Congratulations to the Solar Forecasting Prize winners and runners-up, announced by the Tassos Golnas, Solar Forecasting Prize Lead in the Solar Energy Technologies Office, during the CMU Energy Week Virtual Networking Mixer!

The five winners and two runners-up were selected based on their performance in the forecast evaluation period as well as the quality of their commercialization plans, which proposed innovative solutions for deployment. Each winner was awarded $50,000 in cash prizes, while runners-up earned $25,000 each.

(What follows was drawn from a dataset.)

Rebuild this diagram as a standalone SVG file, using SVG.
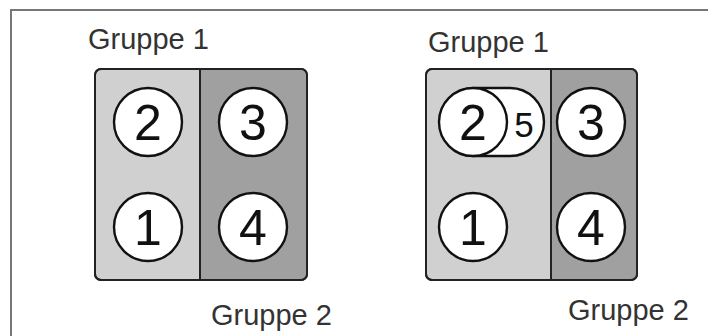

Please join us in congratulating the following winners and runners-up: 

Solar Forecasting Prize Winners 

  • Leaptran - San Antonio, TX 
    Integrated Solar Forecasting Solutions  
    This team used crowd-sourced weather data and algorithms, leveraging site-specific data fusion, to achieve intra-day and days-ahead solar forecasting. This model offered a >50% improvement of days-ahead, intra-hour, and intra-day solar forecasting accuracy by integrating asset-level data.
  • Nimbus AI - Honolulu, Hawaii 
    Fast Solar Forecasting with Machine Learning 
    This team developed a fast and inexpensive system for geographically flexible, hyper-local day-ahead probabilistic solar forecasting. The team combined historical ground- and satellite-based instrument data with physics-based numerical weather prediction (NWP) techniques to produce probabilistic forecasts.
  • Northview Weather - Danville, VT 
    Determining Who Wins the Cumulus vs. Stratus Battle  
    This team developed a solar forecasting method that uses a mesoscale weather forecast model to produce a dynamically based spread of probabilistic solar power forecast information. Probabilistic information is also tuned blending statistical information and machine learning of historic sky cover observations.
  • UM (University of Michigan) CLaSP - Ann Arbor, MI 
    A Novel Hybrid Approach for Solar Forecasting  
    This team developed a hybrid solar forecasting method using ground horizontal irradiance based on a recursive neural network (RNN), trained with past observations and a weather-regime-dependent empirical bias correction scheme. The team based this scheme on the RNN output and the multi-day weather forecast made from NWP.
  • WenYuan Tang - Apex, North Carolina 
    A Hybrid Approach to Probabilistic Forecasting  
    This team developed a simple (low-data-cost and low-computational-cost) yet effective solar forecasting method that includes learning from many base models, as well as physical and statistical models, to provide a comprehensive tool for both forecasting and grid optimization. This team provided a simple yet effective model that is easy to interpret, train, validate, and deploy, thus overcoming the barriers of experimentation and adoption by utilities and other end users.

 Solar Forecasting Prize Runners-up: 

  • Matt Motoki - Aiea, Hawaii 
    RadianceIQ 
    This team developed an advanced machine learning technique for probabilistic forecasting that utilizes custom deep neural networks to directly minimize the Continuous Ranked Probability Score (CRPS) loss with no post-processing calibration needed. This method allowed for greater accuracy and its lightweight architecture allows it to run faster than NWP ensembles and other machine learning approaches.
  • Syracuse University Team - Syracuse, NY 
    Weather Adaptive Probabilistic Solar Forecast  
    This team developed a weather-adaptive probabilistic day-ahead solar forecast methodology that leverages innovations in machine learning and statistics. This model could adapt to different weather patterns for an accurate forecast under varying weather conditions.

Congratulations to these teams for their outstanding work in the Solar Forecasting Prize!